Clinton is the highest-ranking U.S. official to travel to South Sudan since its creation as what Washington hoped would be a new friend to the United States and a model for the constructive deployment of U.S. aid.
South Sudan also represented a repudiation of Sudan’s government, largely shunned by the United States after years of terrorism-related sanctions and the war crimes indictment of President Omar Hassan al-Bashir.
The project has not gone as planned.
South Sudan is running out of money and testing the patience of international backers by using oil as an economic weapon, although some U.S. officials acknowledge that expectations for the country’s first year were probably set too high.

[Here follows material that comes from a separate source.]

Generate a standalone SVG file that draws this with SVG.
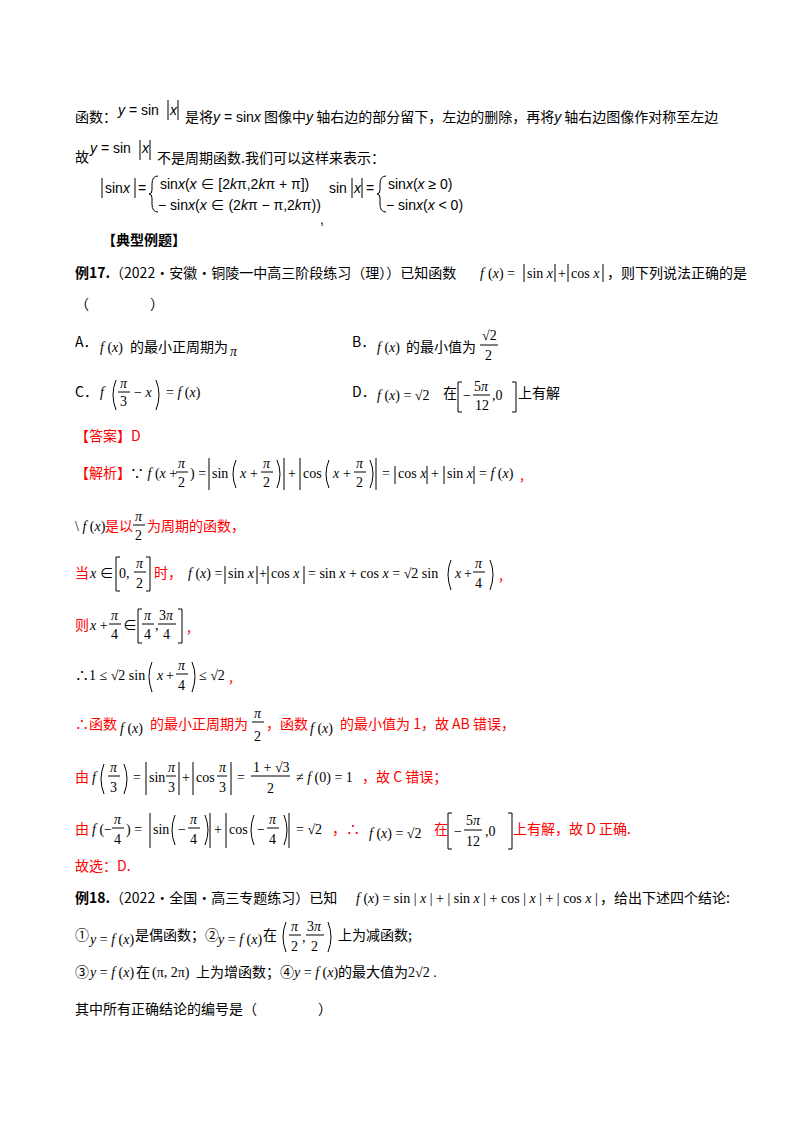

A senior U.S. diplomat in the region who spoke on the condition of anonymity to discuss the sensitive relationship said U.S. annoyance over Kiir’s perceived mistakes has faded, but so have some American hopes for South Sudan’s role as a security stake.
Kiir’s stiff posture and carefully chosen words upon meeting Clinton suggested he knew that his American patrons were unhappy.
The cowboy-hatted Kiir is a former rebel commander and South Sudan’s accidental president after the death of the charismatic resistance leader John Garang.
Kiir particularly angered U.S. officials over the last year when he repeatedly denied that his government is still supporting rebels marooned in Sudan when South Sudan seceded last year.
Sudan claims such interference, and U.S. officials say privately that it continues despite the South’s disarmament pledges during years of U.S.-sponsored preparation for independence.
“The oil shutdown and the refugee crisis both point to an inescapable fact,” Clinton said Friday. “While South Sudan and Sudan have become separate states, their fortunes and their futures remain inextricably linked.”